Only the number is wanted: tally the lines below that contain the word "this".

DATASET EXTRACT:
## begin

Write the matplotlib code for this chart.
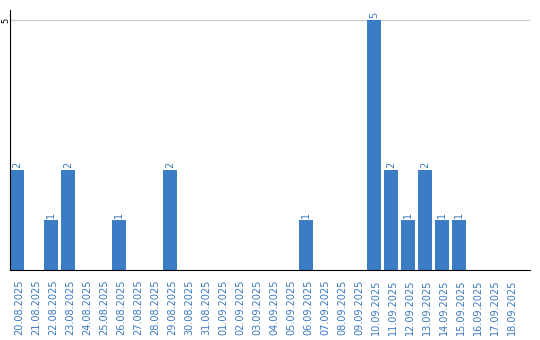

## end
## begin

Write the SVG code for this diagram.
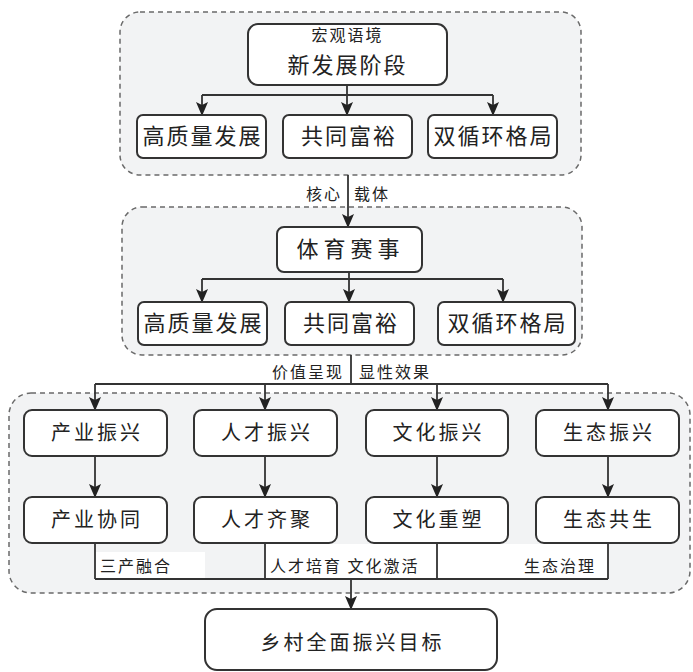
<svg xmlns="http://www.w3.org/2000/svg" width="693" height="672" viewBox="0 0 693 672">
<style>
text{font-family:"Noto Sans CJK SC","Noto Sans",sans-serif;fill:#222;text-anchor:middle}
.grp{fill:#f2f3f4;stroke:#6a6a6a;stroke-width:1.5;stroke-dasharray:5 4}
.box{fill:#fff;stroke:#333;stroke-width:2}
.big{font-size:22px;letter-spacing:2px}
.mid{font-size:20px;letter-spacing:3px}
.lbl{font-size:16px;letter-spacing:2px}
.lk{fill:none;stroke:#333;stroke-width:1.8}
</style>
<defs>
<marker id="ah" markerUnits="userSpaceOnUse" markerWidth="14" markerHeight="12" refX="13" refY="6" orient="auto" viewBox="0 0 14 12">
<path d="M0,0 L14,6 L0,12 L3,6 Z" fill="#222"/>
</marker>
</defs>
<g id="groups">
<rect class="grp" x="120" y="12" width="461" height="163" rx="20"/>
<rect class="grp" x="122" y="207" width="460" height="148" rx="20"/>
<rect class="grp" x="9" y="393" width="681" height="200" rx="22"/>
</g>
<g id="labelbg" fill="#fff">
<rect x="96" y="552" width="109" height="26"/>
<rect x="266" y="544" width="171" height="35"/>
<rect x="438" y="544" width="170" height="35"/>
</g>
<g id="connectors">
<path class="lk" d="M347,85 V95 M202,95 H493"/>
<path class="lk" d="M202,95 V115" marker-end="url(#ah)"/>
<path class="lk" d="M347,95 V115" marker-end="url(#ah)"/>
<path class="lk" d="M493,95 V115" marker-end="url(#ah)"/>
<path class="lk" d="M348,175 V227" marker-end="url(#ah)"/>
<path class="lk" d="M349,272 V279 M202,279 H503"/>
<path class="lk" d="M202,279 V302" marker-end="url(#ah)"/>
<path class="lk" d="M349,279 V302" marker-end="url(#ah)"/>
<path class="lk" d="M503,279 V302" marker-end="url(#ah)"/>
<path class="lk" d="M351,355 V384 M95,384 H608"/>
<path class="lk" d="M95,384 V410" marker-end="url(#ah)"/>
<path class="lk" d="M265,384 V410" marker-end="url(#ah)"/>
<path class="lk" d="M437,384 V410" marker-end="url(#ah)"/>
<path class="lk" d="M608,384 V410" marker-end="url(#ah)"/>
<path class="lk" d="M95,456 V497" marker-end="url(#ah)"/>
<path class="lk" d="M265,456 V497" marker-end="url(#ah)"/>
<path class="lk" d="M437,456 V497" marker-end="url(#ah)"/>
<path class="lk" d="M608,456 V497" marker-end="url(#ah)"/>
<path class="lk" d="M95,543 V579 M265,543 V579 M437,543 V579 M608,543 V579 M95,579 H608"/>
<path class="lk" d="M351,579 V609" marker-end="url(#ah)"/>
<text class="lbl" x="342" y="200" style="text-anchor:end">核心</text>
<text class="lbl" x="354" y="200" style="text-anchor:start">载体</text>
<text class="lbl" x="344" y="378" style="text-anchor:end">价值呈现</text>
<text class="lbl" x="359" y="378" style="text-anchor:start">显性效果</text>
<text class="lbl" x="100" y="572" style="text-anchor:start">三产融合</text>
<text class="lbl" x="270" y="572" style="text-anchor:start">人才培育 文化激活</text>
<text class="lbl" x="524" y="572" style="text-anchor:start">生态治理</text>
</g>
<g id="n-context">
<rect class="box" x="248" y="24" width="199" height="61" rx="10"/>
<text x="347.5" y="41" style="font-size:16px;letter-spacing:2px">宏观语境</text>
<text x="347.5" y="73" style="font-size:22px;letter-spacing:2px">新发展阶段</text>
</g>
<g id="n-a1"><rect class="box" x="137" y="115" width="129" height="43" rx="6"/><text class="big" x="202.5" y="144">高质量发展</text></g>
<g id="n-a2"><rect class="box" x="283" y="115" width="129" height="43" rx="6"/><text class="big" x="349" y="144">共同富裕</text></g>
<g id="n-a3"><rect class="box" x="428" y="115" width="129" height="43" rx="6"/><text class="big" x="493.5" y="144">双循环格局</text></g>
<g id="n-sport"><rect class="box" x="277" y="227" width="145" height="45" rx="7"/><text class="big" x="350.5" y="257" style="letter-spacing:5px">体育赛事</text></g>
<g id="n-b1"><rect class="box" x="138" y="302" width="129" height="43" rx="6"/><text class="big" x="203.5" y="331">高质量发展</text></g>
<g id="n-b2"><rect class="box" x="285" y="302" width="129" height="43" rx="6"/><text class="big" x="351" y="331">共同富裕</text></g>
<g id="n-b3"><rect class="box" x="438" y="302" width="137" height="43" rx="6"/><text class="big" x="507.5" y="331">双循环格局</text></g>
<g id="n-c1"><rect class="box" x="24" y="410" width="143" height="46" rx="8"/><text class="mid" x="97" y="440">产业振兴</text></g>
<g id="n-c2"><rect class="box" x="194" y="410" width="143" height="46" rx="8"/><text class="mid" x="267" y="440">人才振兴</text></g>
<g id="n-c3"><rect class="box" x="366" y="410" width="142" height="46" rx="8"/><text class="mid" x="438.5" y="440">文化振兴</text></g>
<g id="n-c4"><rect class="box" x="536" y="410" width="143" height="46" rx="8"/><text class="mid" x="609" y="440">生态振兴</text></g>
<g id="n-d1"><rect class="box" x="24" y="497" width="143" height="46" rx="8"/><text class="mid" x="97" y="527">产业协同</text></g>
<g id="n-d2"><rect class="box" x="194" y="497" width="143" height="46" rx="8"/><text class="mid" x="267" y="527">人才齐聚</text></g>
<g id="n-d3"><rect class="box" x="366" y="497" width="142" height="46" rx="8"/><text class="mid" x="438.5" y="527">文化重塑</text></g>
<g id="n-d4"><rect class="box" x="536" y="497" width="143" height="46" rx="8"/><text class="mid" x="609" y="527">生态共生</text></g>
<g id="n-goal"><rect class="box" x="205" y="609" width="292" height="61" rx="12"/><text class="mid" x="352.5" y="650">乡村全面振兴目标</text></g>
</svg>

## end

WORKED SOLUTION: 2